Job: Print only the lines from the top of the data through the line with "after_offset = 130", both included, skipping every picture.

Dataset excerpt:
▶

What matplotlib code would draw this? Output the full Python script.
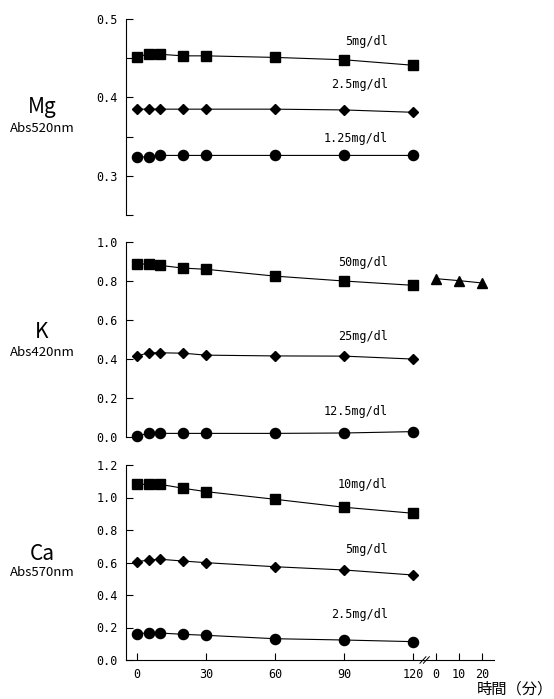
import numpy as np
import matplotlib.pyplot as plt

plt.rcParams['font.family'] = ['Noto Sans CJK JP', 'DejaVu Sans']

# sampling times (min); the second block after the axis break is 0, 10, 20 min
times = [0, 5, 10, 20, 30, 60, 90, 120]
after_times = [0, 10, 20]
after_offset = 130  # where "0" after the break sits on the shared x scale

# Mg, Abs520nm
mg_5 = [0.452, 0.455, 0.455, 0.453, 0.453, 0.451, 0.448, 0.441]
mg_25 = [0.385, 0.385, 0.385, 0.385, 0.385, 0.385, 0.384, 0.381]
mg_125 = [0.324, 0.324, 0.326, 0.326, 0.326, 0.326, 0.326, 0.326]

# K, Abs420nm
k_50 = [0.888, 0.884, 0.879, 0.865, 0.859, 0.824, 0.799, 0.777]
k_50_after = [0.811, 0.801, 0.789]
k_25 = [0.416, 0.432, 0.432, 0.430, 0.420, 0.416, 0.415, 0.400]
k_125 = [0.007, 0.020, 0.020, 0.020, 0.020, 0.020, 0.022, 0.029]

# Ca, Abs570nm
ca_10 = [1.081, 1.081, 1.081, 1.057, 1.036, 0.989, 0.940, 0.903]
ca_5 = [0.605, 0.615, 0.620, 0.609, 0.599, 0.574, 0.554, 0.523]
ca_25 = [0.160, 0.168, 0.166, 0.158, 0.152, 0.131, 0.123, 0.113]

W, H = 554, 699
fig = plt.figure(figsize=(W / 100, H / 100), dpi=100)


def px_axes(left, right, top, bottom):
    return fig.add_axes([left / W, 1 - bottom / H, (right - left) / W, (bottom - top) / H])


xlim = (-4.8, 155.2)
ax_mg = px_axes(126, 494, 19, 215)
ax_k = px_axes(126, 494, 241.7, 437.3)
ax_ca = px_axes(126, 494, 465, 660)

lw = 0.8
ms = 7.3
sq = dict(marker='s', color='black', lw=lw, ms=ms)
dm = dict(marker='D', color='black', lw=lw, ms=5.5)
ci = dict(marker='o', color='black', lw=lw, ms=ms)

# Mg
ax_mg.plot(times, mg_5, **sq)
ax_mg.plot(times, mg_25, **dm)
ax_mg.plot(times, mg_125, **ci)
ax_mg.set_ylim(0.25, 0.5)
ax_mg.set_yticks([0.25, 0.3, 0.35, 0.4, 0.45, 0.5])
ax_mg.set_yticklabels(['', '0.3', '', '0.4', '', '0.5'])

# K
ax_k.plot(times, k_50, **sq)
ax_k.plot([after_offset + t for t in after_times], k_50_after, marker='^', color='black', lw=lw, ms=ms)
ax_k.plot(times, k_25, **dm)
ax_k.plot(times, k_125, **ci)
ax_k.set_ylim(0, 1.0)
ax_k.set_yticks([0, 0.2, 0.4, 0.6, 0.8, 1.0])
ax_k.set_yticklabels(['0.0', '0.2', '0.4', '0.6', '0.8', '1.0'])

# Ca
ax_ca.plot(times, ca_10, **sq)
ax_ca.plot(times, ca_5, **dm)
ax_ca.plot(times, ca_25, **ci)
ax_ca.set_ylim(0, 1.2)
ax_ca.set_yticks([0, 0.2, 0.4, 0.6, 0.8, 1.0, 1.2])
ax_ca.set_yticklabels(['0.0', '0.2', '0.4', '0.6', '0.8', '1.0', '1.2'])

xticks = [0, 30, 60, 90, 120] + [after_offset + t for t in after_times]
xlabels = ['0', '30', '60', '90', '120'] + [str(t) for t in after_times]

for ax in (ax_mg, ax_k, ax_ca):
    ax.set_xlim(*xlim)
    ax.patch.set_alpha(0)
    for s in ('top', 'right'):
        ax.spines[s].set_visible(False)
    ax.spines['left'].set_linewidth(lw)
    ax.tick_params(axis='y', direction='in', length=5, width=lw, labelsize=8.5, pad=6)
    for lab in ax.get_yticklabels():
        lab.set_family(['DejaVu Sans Mono'])
    for ln in ax.get_lines():
        ln.set_clip_on(False)

for ax in (ax_mg, ax_k):
    ax.spines['bottom'].set_visible(False)
    ax.set_xticks([])

ax_ca.spines['bottom'].set_linewidth(lw)
ax_ca.set_xticks(xticks)
ax_ca.set_xticklabels(xlabels, family=['DejaVu Sans Mono'])
ax_ca.tick_params(axis='x', direction='in', length=5, width=lw, labelsize=8.5, pad=6)

# axis break marks "//"
for x0 in (123.0, 124.5):
    ax_ca.plot([x0, x0 + 2.6], [-0.02, 0.02], color='black', lw=0.7, clip_on=False)

# series labels
lab_kw = dict(ha='right', va='center', fontsize=8.5, family=['DejaVu Sans Mono'])
ax_mg.text(109, 0.471, '5mg/dl', **lab_kw)
ax_mg.text(109, 0.416, '2.5mg/dl', **lab_kw)
ax_mg.text(109, 0.348, '1.25mg/dl', **lab_kw)
ax_k.text(109, 0.894, '50mg/dl', **lab_kw)
ax_k.text(109, 0.514, '25mg/dl', **lab_kw)
ax_k.text(109, 0.134, '12.5mg/dl', **lab_kw)
ax_ca.text(109, 1.077, '10mg/dl', **lab_kw)
ax_ca.text(109, 0.683, '5mg/dl', **lab_kw)
ax_ca.text(109, 0.277, '2.5mg/dl', **lab_kw)

# element labels on the left
for y_big, y_small, big, small in ((107, 128, 'Mg', 'Abs520nm'),
                                   (331.7, 353, 'K', 'Abs420nm'),
                                   (554, 573, 'Ca', 'Abs570nm')):
    fig.text(42 / W, 1 - y_big / H, big, ha='center', va='center', fontsize=15)
    fig.text(42 / W, 1 - y_small / H, small, ha='center', va='center', fontsize=9.5)

fig.text(553 / W, 1 - 689 / H, '時間（分）', ha='right', va='center', fontsize=11)

fig.savefig('out.png', dpi=100)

◀

Reply:
What matplotlib code would draw this? Output the full Python script.
import numpy as np
import matplotlib.pyplot as plt

plt.rcParams['font.family'] = ['Noto Sans CJK JP', 'DejaVu Sans']

# sampling times (min); the second block after the axis break is 0, 10, 20 min
times = [0, 5, 10, 20, 30, 60, 90, 120]
after_times = [0, 10, 20]
after_offset = 130  # where "0" after the break sits on the shared x scale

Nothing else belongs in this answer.